By Peter Douglas

The principle of successful equity portfolio management is very simple: buy stocks that go up, and sell them when they’ve gone up. However, putting that into practice is difficult. We’ve collected a few nuggets of experience and wisdom here, some obvious, some not-so-obvious, that’ll help you think about how you invest and how you shape your portfolio:

1. First, there are no geniuses in the business world. There is hard work, experience, and not a little luck. So, don’t make big bets early in your investment career; you’ll make mistakes, learn with small amounts of money and lower risks until you’ve gained that experience. Don’t trust anyone who says that they are a genius, and don’t invest in a stock because you think the promoter is a genius. Follow investment professionals with long careers and learn from them.

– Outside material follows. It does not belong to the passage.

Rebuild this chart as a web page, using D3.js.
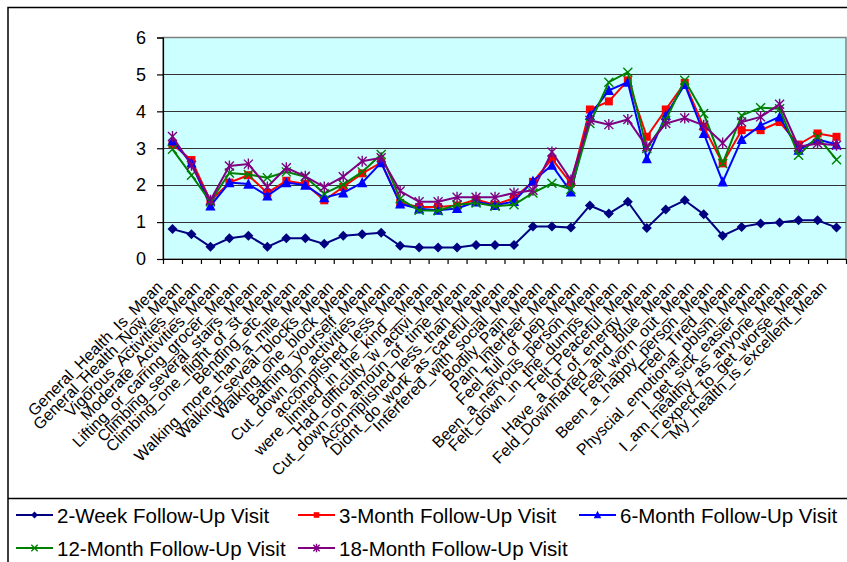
<!DOCTYPE html>
<html><head><meta charset="utf-8">
<script src="https://cdn.jsdelivr.net/npm/d3@7"></script>
<style>body{margin:0;background:#fff;} svg{display:block;font-family:Arial,"Liberation Sans",sans-serif;}</style>
</head><body>
<svg id="chart" width="847" height="562"></svg>
<script>
const categories = [
  "General_Health_Is_Mean","General_Health_Now_Mean","Vigorous_Activities_Mean","Moderate_Activities_Mean",
  "Lifting_or_carring_grocer_Mean","Climbing_several_stairs_Mean","Climbing_one_flight_of_st_Mean","Bending_etc_Mean",
  "Walking_more_than_a_mile_Mean","Walking_seveal_blocks_Mean","Walking_one_block_Mean","Bathing_yourself_Mean",
  "Cut_down_on_activities_Mean","accomplished_less_Mean","were_limited_in_the_kind__Mean","Had_difficulty_w_activi_Mean",
  "Cut_down_on_amoun_of_time_Mean","Accomplished_less_than_Mean","Didnt_do_work_as_careful_Mean","Interfered_with_social_Mean",
  "Bodily_Pain_Mean","Pain_Interfeer_Mean","Feel_full_of_pep_Mean","Been_a_nervous_person_Mean",
  "Felt_down_in_the_dumps_Mean","Felt_Peaceful_Mean","Have_a_lot_of_energy_Mean","Feld_Downharted_and_blue_Mean",
  "Feel_worn_out_Mean","Been_a_happy_person_Mean","Feel_Tired_Mean","Physcial_emotional_pblsm_Mean",
  "I_get_sick_easier_Mean","I_am_healthy_as_anyone_Mean","I_expect_to_get_worse_Mean","My_health_is_excellent_Mean"
];
const seriesNames = ["2-Week Follow-Up Visit","3-Month Follow-Up Visit","6-Month Follow-Up Visit","12-Month Follow-Up Visit","18-Month Follow-Up Visit"];
const week2 = [0.81,0.67,0.33,0.56,0.63,0.33,0.56,0.56,0.41,0.63,0.67,0.71,0.36,0.31,0.31,0.31,0.38,0.38,0.38,0.88,0.88,0.85,1.45,1.23,1.55,0.84,1.34,1.59,1.21,0.63,0.87,0.96,0.99,1.05,1.05,0.85];
const month3 = [3.11,2.68,1.57,2.07,2.27,1.79,2.12,2.03,1.59,1.95,2.32,2.61,1.52,1.41,1.41,1.45,1.61,1.47,1.65,2.09,2.71,2.05,4.05,4.27,4.84,3.31,4.05,4.77,3.58,2.59,3.49,3.49,3.71,3.10,3.40,3.31];
const month6 = [3.20,2.60,1.44,2.07,2.03,1.71,2.07,2.00,1.66,1.79,2.07,2.61,1.49,1.36,1.32,1.37,1.55,1.45,1.56,2.11,2.54,1.82,3.89,4.57,4.79,2.72,3.89,4.73,3.40,2.09,3.24,3.62,3.85,2.95,3.24,3.10];
const month12 = [2.97,2.27,1.55,2.33,2.29,2.20,2.36,2.23,1.77,2.02,2.36,2.83,1.63,1.32,1.31,1.47,1.52,1.43,1.47,1.79,2.05,1.89,3.67,4.79,5.06,2.99,3.76,4.84,3.94,2.59,3.89,4.10,4.07,2.81,3.31,2.69];
const month18 = [3.32,2.54,1.59,2.52,2.57,1.95,2.47,2.24,1.95,2.23,2.65,2.74,1.84,1.55,1.55,1.67,1.67,1.67,1.79,1.86,2.90,2.14,3.76,3.64,3.78,3.04,3.67,3.82,3.62,3.14,3.71,3.85,4.19,3.04,3.13,3.08];
const yTicks = [0,1,2,3,4,5,6];

const seriesValues = [week2, month3, month6, month12, month18];
const colors = ["#000080","#FF0000","#0000FF","#008000","#800080"];
const markers = ["diamond","square","triangle","x","star"];

const W = 847, H = 562;
const svg = d3.select("#chart");
svg.append("rect").attr("width", W).attr("height", H).attr("fill", "#fff");
svg.append("rect").attr("x", 8).attr("y", 7.5).attr("width", W).attr("height", H)
  .attr("fill", "none").attr("stroke", "#000").attr("stroke-width", 1.5);

const plot = {left: 163, right: 846, top: 37.5, bottom: 259};
const x = d3.scaleBand().domain(categories).range([plot.left, plot.right]);
const xEdge = d3.scaleLinear().domain([0, categories.length]).range([plot.left, plot.right]);
const y = d3.scaleLinear().domain([0, 6]).range([plot.bottom, plot.top]);
const cx = c => x(c) + x.bandwidth() / 2;

svg.append("rect").attr("x", plot.left).attr("y", plot.top)
  .attr("width", plot.right - plot.left).attr("height", plot.bottom - plot.top)
  .attr("fill", "#CCFFFF").attr("stroke", "#808080").attr("stroke-width", 1.5);

svg.append("g").selectAll("line").data(yTicks.filter(d => d > 0 && d < 6)).join("line")
  .attr("x1", plot.left).attr("x2", plot.right)
  .attr("y1", d => Math.round(y(d)) + 0.5).attr("y2", d => Math.round(y(d)) + 0.5)
  .attr("stroke", "#333").attr("stroke-width", 1);

// y axis
const gy = svg.append("g").attr("transform", `translate(${plot.left},0)`)
  .call(d3.axisLeft(y).tickValues(yTicks).tickSize(6).tickPadding(11).tickFormat(d3.format("d")));
gy.selectAll("text").attr("font-size", 18).attr("fill", "#000").attr("font-family", "Arial, 'Liberation Sans', sans-serif");
gy.selectAll("line,path").attr("stroke", "#000").attr("stroke-width", 1.2);

// x axis tick marks between categories
const gx = svg.append("g").attr("transform", `translate(0,${plot.bottom})`)
  .call(d3.axisBottom(xEdge).tickValues(d3.range(0, categories.length + 1)).tickSize(5).tickSizeOuter(0).tickFormat(""));
gx.selectAll("line,path").attr("stroke", "#000").attr("stroke-width", 1.2);

// x labels
svg.append("g").selectAll("text").data(categories).join("text")
  .attr("transform", d => `translate(${cx(d) - 9},${plot.bottom + 29}) rotate(-45)`)
  .attr("text-anchor", "end").attr("font-size", 16).attr("fill", "#000")
  .text(d => d);

function drawMarker(g, type, color, px, py, s) {
  if (type === "diamond") {
    g.append("path").attr("d", `M${px},${py - s}L${px + s},${py}L${px},${py + s}L${px - s},${py}Z`).attr("fill", color);
  } else if (type === "square") {
    g.append("rect").attr("x", px - s).attr("y", py - s).attr("width", 2 * s).attr("height", 2 * s).attr("fill", color);
  } else if (type === "triangle") {
    g.append("path").attr("d", `M${px},${py - s - 1}L${px + s + 0.5},${py + s}L${px - s - 0.5},${py + s}Z`).attr("fill", color);
  } else if (type === "x") {
    g.append("path").attr("d", `M${px - s},${py - s}L${px + s},${py + s}M${px - s},${py + s}L${px + s},${py - s}`)
      .attr("stroke", color).attr("stroke-width", 1.4).attr("fill", "none");
  } else if (type === "star") {
    g.append("path").attr("d", `M${px - s},${py - s}L${px + s},${py + s}M${px - s},${py + s}L${px + s},${py - s}M${px},${py - s - 1}L${px},${py + s + 1}`)
      .attr("stroke", color).attr("stroke-width", 1.4).attr("fill", "none");
  }
}
const markerSize = {diamond: 5, square: 4, triangle: 4.6, x: 4.5, star: 4.5};

const line = d3.line().x((d, i) => cx(categories[i])).y(d => y(d));
seriesValues.forEach((vals, si) => {
  const g = svg.append("g");
  g.append("path").datum(vals).attr("d", line).attr("fill", "none")
    .attr("stroke", colors[si]).attr("stroke-width", 2);
  vals.forEach((v, i) => drawMarker(g, markers[si], colors[si], cx(categories[i]), y(v), markerSize[markers[si]]));
});

// legend
svg.append("line").attr("x1", 8).attr("x2", W).attr("y1", 498.5).attr("y2", 498.5)
  .attr("stroke", "#000").attr("stroke-width", 1.5);
const legendPos = [
  {lx: 16, ty: 515}, {lx: 298, ty: 515}, {lx: 579, ty: 515},
  {lx: 16, ty: 548}, {lx: 298, ty: 548}
];
seriesNames.forEach((name, si) => {
  const p = legendPos[si];
  const g = svg.append("g");
  g.append("line").attr("x1", p.lx).attr("x2", p.lx + 37).attr("y1", p.ty).attr("y2", p.ty)
    .attr("stroke", colors[si]).attr("stroke-width", 1.8);
  drawMarker(g, markers[si], colors[si], p.lx + 18.5, p.ty, markerSize[markers[si]] * 0.7);
  g.append("text").attr("x", p.lx + 41).attr("y", p.ty + 7.5).attr("font-size", 20.5)
    .attr("fill", "#000").text(name);
});
</script>
</body></html>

2. Stockmarkets have cycles – short term, long term, and generational. Investing styles change (value, growth, momentum). Decision and research technology changes (from reading yesterday’s newspaper, to machine learning and big data). But whatever the environment, whatever technique you find most useful, always remember that the price of a stock, or the level of a market, is determined by a simple, visceral battle between buyers and sellers. Buyers anticipate profits (‘greed’). Sellers feel that the risk of holding is too high (‘fear’). Fear and greed are eternal. They’re even inherent in computer models, which are either programmed to reflect human expertise, or reacting to human activity. A really experienced investor is always finely tuned to the changing balance of fear and greed affecting them.

3. Most of us have subliminal (or not so subliminal!) feelings and opinions anchored to the history of our investments. But investment is only ever in the future. It starts now, and ends only when you realise the investment (in part or in full). What you paid for an investment, whether you’ve received dividends, why you originally decided to invest… none of this matters. They are irrecoverable costs or experiences. This principle of sunk cost is one of the clearest and most useful investment guidelines you can apply.

With a blank sheet of paper, today, right now, would you want to hold this investment? Is it a good investment from this point on (and, in a portfolio context, does it justify displacing other potential investments)? This is one of the hardest rules to follow. We don’t want to acknowledge a loss-making investment. We may want to sell an investment that’s done well and put cash in the bank, even though it is still a great proposition. We might remember how smart we felt when we bought it, or feel we put so much research effort in we should hold it. We’d like to prove we’re right. We’d like to prove our colleagues wrong. But each time you review your portfolio, look at it as if it were a brand new portfolio, judge its merits accordingly, and you’ll be a better investor.

4. You can’t control when the market will give you a return on your investment. You have to be invested. Staying on the sidelines waiting for the right moment, doesn’t work. There’s evidence to suggest that up to 40% of your annualised return over a 10-year period comes from only 10 trading days, and that 2/3 comes from only 20 trading days… but you don’t know which are the “big win” days until they’ve happened.

Similarly, if you have an opinion about an investment, unless you express that opinion by owning the stock, it really doesn’t matter if you’re proved right. You have to be there. This may seem a really obvious comment, but many investors do try to time their entry and exit into the market. Most professionals would prefer to stay invested.

5. Anything that you can measure is in the past. As an investor, you are interested only in the period from now, until the moment you exit the investment – i.e., the future. Of course it’s impossible to quantify the future! But do not place too much reliance on data, on history, on quantified risk models; anything that relies on measured experience can only tell you about the past, about history. Conversely, qualitative information has a better chance of giving you pointers to how the future might look. For example, reading up on the board of directors of a company, on the outlook for its industry, or newspaper articles, can create a holistic picture of what the company is like; this may well feel like a subjective opinion, but a well-researched subjective opinion is likely to be more insightful than a spreadsheet full of historic data analysis.

6. And finally, many of our members are telling us that this is the time to move to active management – picking your stocks carefully and creating a thoughtful portfolio. Indexed investment has become huge, and perhaps now the dominant influence on markets (by some measures, more than $4 trillion is invested in stocks through index investment). There are good reasons for this, and certainly for many investors this is the most appropriate way to buy stocks. But an index fund will buy a stock just because it’s in the index, without regard for value or prospects. That $4 tn is, in effect, dumb money, and is creating huge value distortions in stocks globally. For investors that have the ability, this is an excellent time to be picking stocks carefully, or investing in active mutual funds. Invest wisely and with common sense!